Have you ever noticed that customer satisfaction decreases over time?
I think it’s human nature. You may have noticed it as a customer. And you may have noticed you’re your own customers. If not, then you may want to look out for it.
There could be several legitimate reasons.
Sometimes it happens after the honeymoon period. At first it’s fresh, everything is new and exiting. Any high expectations haven’t had time to be dashed. Over time, unmet expectations impact satisfaction to a greater degree. Especially if we haven’t right-sized them into something more realistic. People just forget what the reasons why they selected us in the first place.
Another reason may be that unless we are selling a commodity product, customers have a natural lifetime. If our products and services are outcome based, they may graduate from us when they achieve the outcome. If that’s the case, we wish them well on their journey to whatever is next. We hope that the experience they had of our brand will make them become brand advocates. Even if they stop buying for us.
The worst reason is it happens because all our attention is spent nurturing new customers, and little attention spent nurturing existing customers. In other words, if they have reasons to not be satisfied. Like, if all our special offers are only for new customers. Or it’s too difficult to communicate with us.
All of these are good reasons to watch out for if satisfaction starts to wane over time.
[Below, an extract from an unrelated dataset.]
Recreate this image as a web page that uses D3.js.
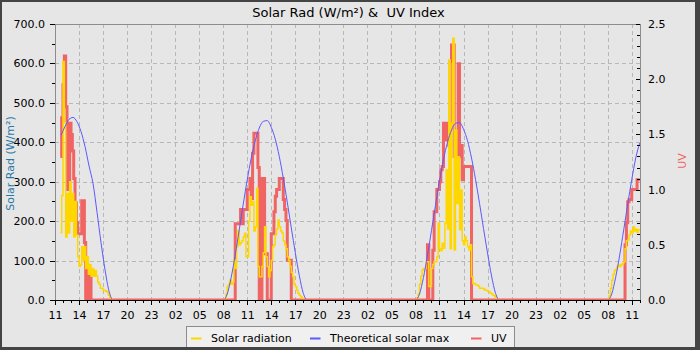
<!DOCTYPE html>
<html>
<head>
<meta charset="utf-8">
<script src="https://cdn.jsdelivr.net/npm/d3@7"></script>
<style>
  html, body { margin: 0; padding: 0; background: #e6e6e6; }
  svg { display: block; }
  text { font-family: "DejaVu Sans", sans-serif; }
</style>
</head>
<body>
<svg id="chart" width="700" height="350"></svg>
<script>
// ---- axis ticks -------------------------------------------------------
const xTickLabels = ["11","14","17","20","23","02","05","08","11","14","17","20","23",
                     "02","05","08","11","14","17","20","23","02","05","08","11"];
const radTicks = [0, 100, 200, 300, 400, 500, 600, 700];
const uvTicks = [0, 0.5, 1.0, 1.5, 2.0, 2.5];

// ---- solar radiation (W/m²), 10-minute readings ------------------------
const radiationDay1 = [171, 265, 605, 450, 160, 270, 170, 300, 200, 270, 160, 250, 165, 110,
  85, 90, 135, 100, 135, 80, 110, 65, 90, 60, 80, 60, 75, 60, 45, 40, 30, 30, 25, 25, 22, 20,
  12, 6, 2, 0];
const radiationDay2 = [0, 3, 15, 34, 40, 50, 40, 45, 101, 80, 135, 177, 140, 145, 150, 160,
  169, 110, 110, 200, 262, 240, 250, 175, 186, 283, 85, 59, 59, 85, 120, 186, 110, 85, 59,
  75, 100, 135, 140, 165, 180, 203, 186, 175, 170, 150, 140, 130, 110, 100, 85, 70, 59, 40,
  34, 25, 17, 12, 8, 4, 2, 0];
const radiationDay3 = [0, 5, 15, 40, 60, 76, 80, 80, 97, 97, 34, 34, 80, 90, 97, 97, 110,
  195, 130, 125, 144, 131, 195, 330, 180, 609, 130, 448, 664, 127, 431, 245, 363, 178, 279,
  150, 140, 160, 150, 135, 127, 140, 59, 42, 42, 38, 38, 35, 30, 30, 30, 28, 25, 25, 22, 20,
  18, 15, 12, 10, 6, 3, 0];
const radiationDay4 = [0, 10, 30, 50, 65, 75, 78, 85, 88, 85, 90, 92, 97, 130, 150, 152, 165,
  175, 170, 186, 175, 180, 172, 178, 180];

// ---- theoretical solar max (W/m²), 30-minute readings -----------------
const solarMaxDay1 = [418, 440, 458, 463, 452, 427, 389, 340, 295, 222, 145, 76, 22, 0];
const solarMaxDay2 = [0, 15, 58, 114, 178, 243, 305, 360, 404, 436, 453, 455, 438, 408, 364,
  309, 248, 183, 120, 62, 17, 0];
const solarMaxDay3 = [0, 15, 57, 113, 176, 240, 302, 356, 400, 431, 448, 450, 433, 404, 360,
  306, 245, 181, 119, 61, 17, 0];
const solarMaxDay4 = [0, 15, 58, 114, 178, 243, 305, 360, 398];

// ---- UV index, 10-minute readings -------------------------------------
const uvDay1 = [1.30, 1.65, 1.95, 2.21, 1.75, 1.00, 1.00, 1.60, 1.50, 1.35, 1.10, 0.88, 0.70,
  0.60, 0.60, 0.60, 0.90, 0.90, 0.52, 0.00, 0.27, 0.00, 0.27, 0.00, 0.00];
const uvDay2 = [0, 0, 0, 0, 0, 0, 0, 0, 0, 0.69, 0.69, 0.69, 0.69, 0.82, 0.69, 0.82, 0.82,
  0.82, 1.00, 1.00, 1.10, 0.92, 1.33, 1.51, 1.51, 1.51, 1.20, 0, 0, 1.10, 1.10, 0.42, 0.42,
  0, 0, 0, 0.60, 0.60, 0.80, 0.94, 1.00, 1.00, 1.10, 1.10, 1.10, 0.91, 0.82, 0.72, 0.36,
  0.36, 0.36, 0];
const uvDay3 = [0, 0, 0, 0, 0, 0, 0, 0, 0, 0.50, 0, 0, 0, 0.45, 0.80, 0.80, 1.00, 1.00, 1.07,
  1.18, 1.21, 1.60, 1.60, 1.45, 1.60, 1.40, 2.16, 2.31, 2.31, 1.30, 1.35, 1.30, 2.14, 1.30,
  1.40, 1.09, 1.21, 1.21, 1.21, 1.21, 1.21, 1.21, 0];
const uvDay4 = [0, 0, 0, 0, 0, 0, 0, 0, 0, 0, 0, 0, 0, 0.50, 0.70, 0.89, 0.91, 0.91, 1.00,
  1.00, 1.00, 1.00, 1.09, 1.09, 1.09];

// hours counted from 11:00 on the first day
function toHour(day, hhmm) {
  const [h, m] = hhmm.split(":").map(Number);
  return (day - 1) * 24 + h + m / 60 - 11;
}
function series(segments) {
  const pts = [];
  segments.forEach(([day, start, stepMin, values]) => {
    const t0 = toHour(day, start);
    values.forEach((v, i) => pts.push({ t: t0 + i * stepMin / 60, v }));
  });
  return pts;
}

const radiation = series([[1, "11:40", 10, radiationDay1], [2, "08:00", 10, radiationDay2],
                          [3, "08:00", 10, radiationDay3], [4, "08:00", 10, radiationDay4]]);
const solarMax = series([[1, "11:45", 30, solarMaxDay1], [2, "08:00", 30, solarMaxDay2],
                         [3, "08:00", 30, solarMaxDay3], [4, "08:00", 30, solarMaxDay4]]);
const uv = series([[1, "11:40", 10, uvDay1], [2, "08:00", 10, uvDay2],
                   [3, "08:00", 10, uvDay3], [4, "08:00", 10, uvDay4]]);

// ---- layout -------------------------------------------------------------
const plot = { left: 55, right: 640, top: 24, bottom: 300 };
const tEnd = toHour(4, "12:02");

const x = d3.scaleLinear().domain([0, tEnd]).range([plot.left, plot.right]);
const yRad = d3.scaleLinear().domain([0, 700]).range([plot.bottom, plot.top]);
const yUV = d3.scaleLinear().domain([0, 2.5]).range([plot.bottom, plot.top]);

const svg = d3.select("#chart");
const FONT = "DejaVu Sans, sans-serif";

svg.append("rect").attr("width", 700).attr("height", 350).attr("fill", "#e6e6e6");

// grid
const grid = svg.append("g").attr("stroke", "#b8b8b8").attr("stroke-dasharray", "4,3")
  .attr("stroke-width", 1).attr("shape-rendering", "crispEdges");
const xMajor = d3.range(0, tEnd, 3);
grid.selectAll("line.v").data(xMajor.slice(1)).join("line").attr("class", "v")
  .attr("x1", d => Math.round(x(d)) + 0.5).attr("x2", d => Math.round(x(d)) + 0.5)
  .attr("y1", plot.top).attr("y2", plot.bottom);
grid.selectAll("line.h").data(radTicks.slice(1, -1)).join("line").attr("class", "h")
  .attr("x1", plot.left).attr("x2", plot.right)
  .attr("y1", d => Math.round(yRad(d)) + 0.5).attr("y2", d => Math.round(yRad(d)) + 0.5);

// data lines: UV underneath, radiation curves on top; the radiation curves
// stop just above the baseline so the UV zero line stays visible at night
const defs = svg.append("defs");
defs.append("clipPath").attr("id", "plotClip").append("rect")
  .attr("x", plot.left).attr("y", plot.top - 5)
  .attr("width", plot.right - plot.left).attr("height", plot.bottom - plot.top + 5);
defs.append("clipPath").attr("id", "radClip").append("rect")
  .attr("x", plot.left).attr("y", plot.top - 5)
  .attr("width", plot.right - plot.left).attr("height", plot.bottom - plot.top + 4);

svg.append("path").datum(uv).attr("clip-path", "url(#plotClip)").attr("fill", "none")
  .attr("d", d3.line().curve(d3.curveStepAfter).x(d => x(d.t)).y(d => yUV(d.v)))
  .attr("stroke", "#f06464").attr("stroke-width", 3);
svg.append("path").datum(radiation).attr("clip-path", "url(#radClip)").attr("fill", "none")
  .attr("d", d3.line().curve(d3.curveStepAfter).x(d => x(d.t)).y(d => yRad(d.v)))
  .attr("stroke", "#ffd700").attr("stroke-width", 1.5);
svg.append("path").datum(solarMax).attr("clip-path", "url(#radClip)").attr("fill", "none")
  .attr("d", d3.line().curve(d3.curveMonotoneX).x(d => x(d.t)).y(d => yRad(d.v)))
  .attr("stroke", "#5a5aff").attr("stroke-width", 1);

// frame
svg.append("path")
  .attr("d", `M${plot.left},${plot.top + 0.5}H${plot.right + 0.5}V${plot.bottom}`)
  .attr("fill", "none").attr("stroke", "#8c8c8c").attr("shape-rendering", "crispEdges");

function styleAxis(g, fontSize) {
  g.attr("font-family", FONT).attr("font-size", fontSize);
  g.select(".domain").attr("stroke", "#8c8c8c");
  g.selectAll(".tick line").attr("stroke", "#000");
  g.selectAll(".tick text").attr("fill", "#000");
  g.attr("shape-rendering", "crispEdges");
}

// left axis
svg.append("g").attr("transform", `translate(${plot.left},0)`)
  .call(d3.axisLeft(yRad).tickValues(d3.range(50, 700, 100)).tickFormat("").tickSize(3).tickSizeOuter(0))
  .call(g => { g.select(".domain").remove(); g.selectAll("line").attr("stroke", "#000"); })
  .attr("shape-rendering", "crispEdges");
svg.append("g").attr("transform", `translate(${plot.left},0)`)
  .call(d3.axisLeft(yRad).tickValues(radTicks).tickFormat(d3.format(".1f")).tickSize(5).tickSizeOuter(0).tickPadding(5))
  .call(g => styleAxis(g, 11));

// right axis
svg.append("g").attr("transform", `translate(${plot.right},0)`)
  .call(d3.axisRight(yUV).tickValues(d3.range(1, 25).filter(i => i % 5).map(i => i / 10))
    .tickFormat("").tickSizeInner(-3).tickSizeOuter(0))
  .call(g => { g.select(".domain").remove(); g.selectAll("line").attr("stroke", "#000"); })
  .attr("shape-rendering", "crispEdges");
svg.append("g").attr("transform", `translate(${plot.right},0)`)
  .call(d3.axisRight(yUV).tickValues(uvTicks).tickFormat(d3.format(".1f"))
    .tickSizeInner(-4).tickSizeOuter(0).tickPadding(8))
  .call(g => styleAxis(g, 11));

// bottom axis
svg.append("g").attr("transform", `translate(0,${plot.bottom})`)
  .call(d3.axisBottom(x).tickValues(d3.range(0, tEnd, 1)).tickFormat("").tickSize(3).tickSizeOuter(0))
  .call(g => { g.select(".domain").remove(); g.selectAll("line").attr("stroke", "#000"); })
  .attr("shape-rendering", "crispEdges");
svg.append("g").attr("transform", `translate(0,${plot.bottom})`)
  .call(d3.axisBottom(x).tickValues(xMajor).tickFormat((d, i) => xTickLabels[i])
    .tickSize(5).tickSizeOuter(0).tickPadding(6))
  .call(g => styleAxis(g, 11))
  .call(g => g.select(".domain").attr("stroke", "#000"));

// titles
svg.append("text").attr("x", 348.5).attr("y", 16.5).attr("text-anchor", "middle")
  .attr("font-size", 13).attr("fill", "#000")
  .style("white-space", "pre").text("Solar Rad (W/m²) &  UV Index");
svg.append("text").attr("transform", "translate(13.5,163.5) rotate(-90)")
  .attr("text-anchor", "middle").attr("font-size", 11).attr("fill", "#2878a8")
  .text("Solar Rad (W/m²)");
svg.append("text").attr("transform", "translate(686,161) rotate(-90)")
  .attr("text-anchor", "middle").attr("font-size", 11).attr("fill", "#f06464")
  .text("UV");

// legend
const legendItems = [
  { label: "Solar radiation", color: "#ffd700", x: 191 },
  { label: "Theoretical solar max", color: "#5a5aff", x: 310 },
  { label: "UV", color: "#f06464", x: 471 }
];
const legend = svg.append("g");
legend.append("rect").attr("x", 186.5).attr("y", 326.5).attr("width", 328).attr("height", 24)
  .attr("fill", "#f0f0f0").attr("stroke", "#8c8c8c").attr("shape-rendering", "crispEdges");
const li = legend.selectAll("g.item").data(legendItems).join("g").attr("class", "item");
li.append("line").attr("x1", d => d.x).attr("x2", d => d.x + 10.5)
  .attr("y1", 338.5).attr("y2", 338.5).attr("stroke", d => d.color).attr("stroke-width", 2);
li.append("text").attr("x", d => d.x + 20).attr("y", 341.5).attr("font-size", 11)
  .attr("fill", "#000").text(d => d.label);

// outer border
const border = svg.append("g").attr("fill", "#444444");
border.append("rect").attr("x", 0).attr("y", 0).attr("width", 700).attr("height", 2);
border.append("rect").attr("x", 0).attr("y", 0).attr("width", 2).attr("height", 350);
border.append("rect").attr("x", 695).attr("y", 0).attr("width", 5).attr("height", 350);
border.append("rect").attr("x", 0).attr("y", 347).attr("width", 700).attr("height", 3);
</script>
</body>
</html>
And take some active actions.
I suggest we segment customers by how long they have been with us. Reaching out differently at different stages. Consider when they might graduate from the service level they are at. The right upsell or cross sell could refresh the relationship. Or an offer to get a deal if they are a referral.
Knowing how to segment people over time can be something to learn from the existing behaviour of past customers. Are there noticeable behaviours? Questions they ask? Can we tailor surveys to find out more information? Will mapping the customer journey give a deeper picture of what happens over time? Can we make our processes easier – even looking at off-boarding.
A happy customer should be cherished and needs to be nourished. Likewise, an unhappy ex-customer should be avoided at all costs.
Does this ring true for you? What’s your experience with customer satisfaction changing over time?